DETROIT – New cars were key for General Motors’ in the first quarter. New trucks will be the key to the rest of this year.
Two new Opels – the Mokka subcompact SUV and Adam small car – helped GM stanch its first-quarter losses in Europe, while the Cadillac XTS and Chevrolet Malibu sedans took China by storm. GM’s worldwide sales rose almost 4 percent in the first three months.
Now, GM’s fortunes rest on the redesigned Chevrolet Silverado and GMC Sierra full-size pickups. The trucks, which were last updated in 2007, go on sale in a few weeks. The Allen County assembly plant is one of the facilities that produce the Silverado and Sierra. GM hopes to cut into Ford’s lead in the pickup segment, which is red hot due to a recovery in the housing and construction markets.
They’re long overdue, said Bill Visnic, a senior editor and analyst with the Edmunds.com auto shopping site. They really need these trucks to get out there and defend their share.
GM said Thursday that its net income fell 14 percent to $865 million, partly because it slowed shipments of the old pickup models so factories could prepare to make the new ones.
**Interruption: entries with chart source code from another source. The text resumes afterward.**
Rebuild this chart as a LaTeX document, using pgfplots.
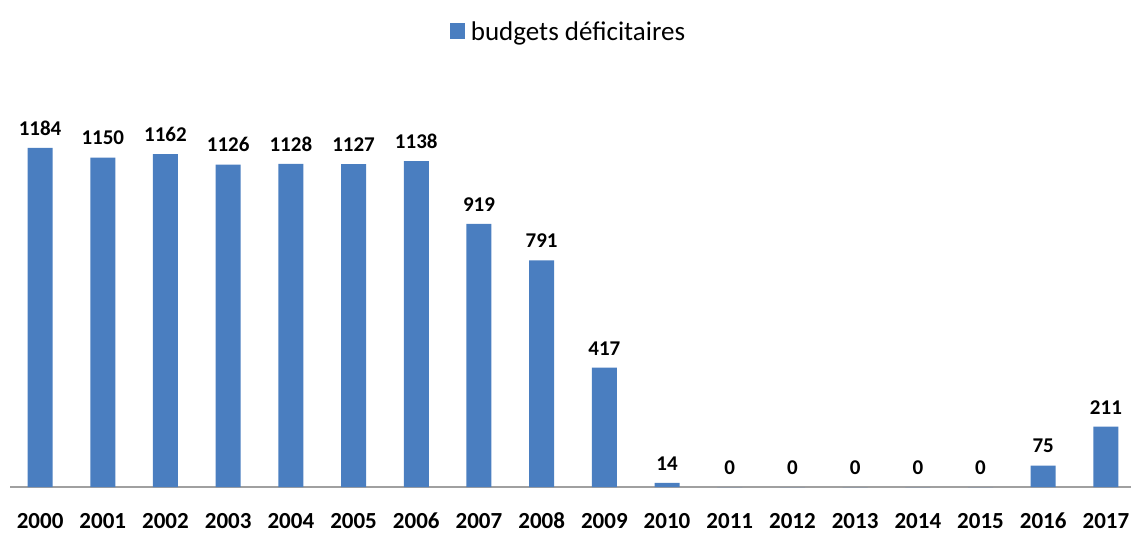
\documentclass[border=0pt]{standalone}
\usepackage{fontspec}
\setmainfont{Carlito}
\usepackage{pgfplots}
\pgfplotsset{compat=1.18}
\definecolor{barblue}{RGB}{74,126,192}
\definecolor{axgray}{RGB}{160,160,160}
\begin{document}
\begin{tikzpicture}
\begin{axis}[
  name=ax,
  scale only axis,
  width=1121pt, height=427pt,
  xmin=-0.48, xmax=17.4,
  ymin=0, ymax=1491,
  axis y line=none,
  axis x line*=bottom,
  x axis line style={draw=axgray, line width=1.6pt, -},
  xtick={0,...,17},
  xticklabels={2000,2001,2002,2003,2004,2005,2006,2007,2008,2009,2010,2011,2012,2013,2014,2015,2016,2017},
  major tick length=0pt,
  typeset ticklabels with strut,
  xticklabel style={font=\fontsize{23}{26}\selectfont\bfseries, yshift=-20pt},
  ybar, bar width=25pt,
  nodes near coords,
  /pgf/number format/assume math mode=true,
  /pgf/number format/1000 sep={},
  nodes near coords style={font=\fontsize{21}{24}\selectfont\bfseries, yshift=9pt},
  legend style={at={(0.5,1.0)}, anchor=south, yshift=14pt, draw=none, fill=none,
     font=\fontsize{27}{31}\selectfont, legend columns=1,
     nodes={inner xsep=6pt}},
  legend image code/.code={\fill[barblue] (0pt,-7pt) rectangle (15pt,9pt);},
]
\addplot[fill=barblue, draw=none] coordinates {
(0,1184) (1,1150) (2,1162) (3,1126) (4,1128) (5,1127) (6,1138) (7,919) (8,791) (9,417)
(10,14) (11,0) (12,0) (13,0) (14,0) (15,0) (16,75) (17,211)};
\addlegendentry{budgets déficitaires}
\end{axis}
\pgfresetboundingbox
\path (ax.south west) +(-10pt,-52pt) (ax.north east) +(0pt,60pt);
\end{tikzpicture}
\end{document}
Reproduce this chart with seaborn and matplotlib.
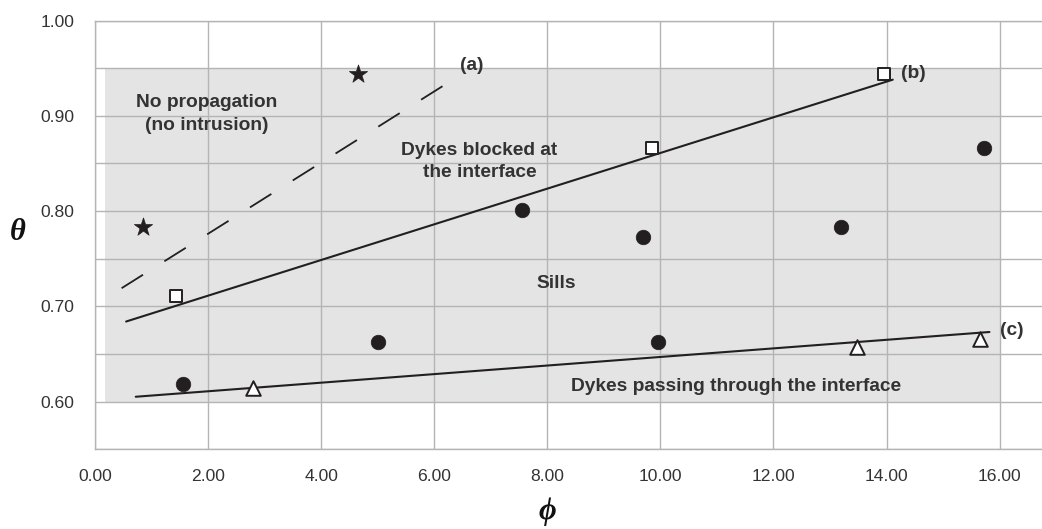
import numpy as np
import pandas as pd
import seaborn as sns
import matplotlib.pyplot as plt
from matplotlib.patches import Rectangle

# --- data ---
star_phi = [0.85, 4.65]
star_theta = [0.783, 0.944]
square_phi = [1.43, 9.85, 13.95]
square_theta = [0.711, 0.866, 0.944]
circle_phi = [1.55, 5.0, 7.55, 9.7, 9.95, 13.2, 15.72]
circle_theta = [0.618, 0.663, 0.801, 0.773, 0.663, 0.783, 0.866]
triangle_phi = [2.8, 13.47, 15.65]
triangle_theta = [0.614, 0.657, 0.666]

line_a_phi = [0.47, 6.33]
line_a_theta = [0.719, 0.938]
line_b_phi = [0.55, 14.11]
line_b_theta = [0.684, 0.938]
line_c_phi = [0.72, 15.82]
line_c_theta = [0.605, 0.673]

INK = "#231f20"
GRID = "#b4b4b4"

sns.set_style("white")
plt.rcParams["font.family"] = ["Liberation Sans", "DejaVu Sans"]

fig = plt.figure(figsize=(10.42, 5.29), dpi=100)
ax = fig.add_axes([0.0912, 0.151, 0.9088, 0.810])

# shaded domain
ax.add_patch(Rectangle((0.18, 0.60), 16.0 - 0.18, 0.35,
                       facecolor="#e4e4e4", edgecolor="none", zorder=0.2))

# trend lines
sns.lineplot(x=line_a_phi, y=line_a_theta, ax=ax, color=INK, lw=1.3,
             linestyle=(0, (14, 14)), zorder=3)
sns.lineplot(x=line_b_phi, y=line_b_theta, ax=ax, color=INK, lw=1.5, zorder=3)
sns.lineplot(x=line_c_phi, y=line_c_theta, ax=ax, color=INK, lw=1.5, zorder=3)

# markers
sns.scatterplot(x=star_phi, y=star_theta, ax=ax, marker="*", s=190,
                color=INK, edgecolor=INK, linewidth=0.5, zorder=4)
sns.scatterplot(x=square_phi, y=square_theta, ax=ax, marker="s", s=85,
                facecolor="white", edgecolor=INK, linewidth=1.4, zorder=4)
sns.scatterplot(x=circle_phi, y=circle_theta, ax=ax, marker="o", s=110,
                color=INK, edgecolor=INK, linewidth=0.5, zorder=4)
sns.scatterplot(x=triangle_phi, y=triangle_theta, ax=ax, marker="^", s=110,
                facecolor="white", edgecolor=INK, linewidth=1.4, zorder=4)

# annotations
txt = dict(color="#333333", fontsize=13.8, fontweight="bold", zorder=5)
ax.text(1.98, 0.902, "No propagation\n(no intrusion)", ha="center", va="center",
        linespacing=1.4, **txt)
ax.text(6.8, 0.852, "Dykes blocked at\nthe interface", ha="center", va="center",
        linespacing=1.4, **txt)
ax.text(8.15, 0.724, "Sills", ha="center", va="center", **txt)
ax.text(14.26, 0.616, "Dykes passing through the interface", ha="right",
        va="center", **txt)
ax.text(6.45, 0.953, "(a)", ha="left", va="center", **txt)
ax.text(14.26, 0.945, "(b)", ha="left", va="center", **txt)
ax.text(16.0, 0.675, "(c)", ha="left", va="center", **txt)

# axes
ax.set_xlim(0, 16.75)
ax.set_ylim(0.55, 1.00)
ax.set_xticks(np.arange(0, 17, 2))
ax.set_xticklabels([f"{v:.2f}" for v in np.arange(0, 17, 2)])
ax.set_yticks(np.arange(0.6, 1.01, 0.1))
ax.set_yticklabels([f"{v:.2f}" for v in np.arange(0.6, 1.01, 0.1)])
ax.set_yticks(np.arange(0.55, 1.0, 0.1), minor=True)
ax.set_axisbelow(True)
ax.grid(True, which="both", color=GRID, lw=1.0)
ax.tick_params(axis="both", which="both", colors=GRID, length=8, width=1.0,
               labelcolor="#333333", labelsize=12.6)
ax.tick_params(axis="x", pad=6)
ax.tick_params(axis="y", pad=7)
for side in ["left", "bottom", "top"]:
    ax.spines[side].set_color(GRID)
    ax.spines[side].set_linewidth(1.0)
ax.spines["right"].set_visible(False)

# axis titles as serif bold italic greek
greek = dict(family=["Liberation Serif", "DejaVu Serif"], style="italic",
             fontweight="bold", fontsize=22, color="#111111",
             ha="center", va="center")
fig.text(547 / 1042, 1 - 512 / 529, "\u03d5", **greek)
fig.text(18 / 1042, 1 - 233 / 529, "\u03b8", **greek)

fig.savefig("out.png", dpi=100)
GM also spent more on incentives to try to clear old pickups off dealer lots.
The Silverado and Sierra remain huge sellers, even though the Dodge Ram and Ford F-Series have been retooled more recently. One of every 12 vehicles GM sold worldwide last year was a full-size pickup, and the Silverado is the second best-selling vehicle in the U.S. behind the F-Series. The big profits from GM’s trucks – estimated at up to $10,000 a vehicle – can be plowed into other products around the globe.
Kurt McNeil, GM’s U.S. sales chief, said he expects GM’s North American profits to rise in the second half of the year, when it will be able to command higher prices for the new Silverado. The trucks are hitting the market at the perfect time. Rising home construction helped full-size truck sales increase 27 percent through April in the U.S., or nearly four times faster than the industry as a whole.
GM’s earnings fell to 58 cents a share from 60 cents a share in the January-March period a year ago. Excluding one-time items, including currency devaluation, GM earned 67 cents a share, topping analysts’ forecast for 54 cents, according to FactSet. Revenue also topped Wall Street’s expectations.
Shareholders cheered the news. GM’s shares rose 3.2 percent to close at $31.16. At one point Thursday, they hit $31.81, their highest level since July 2011. The shares are up 8 percent since the beginning of this year.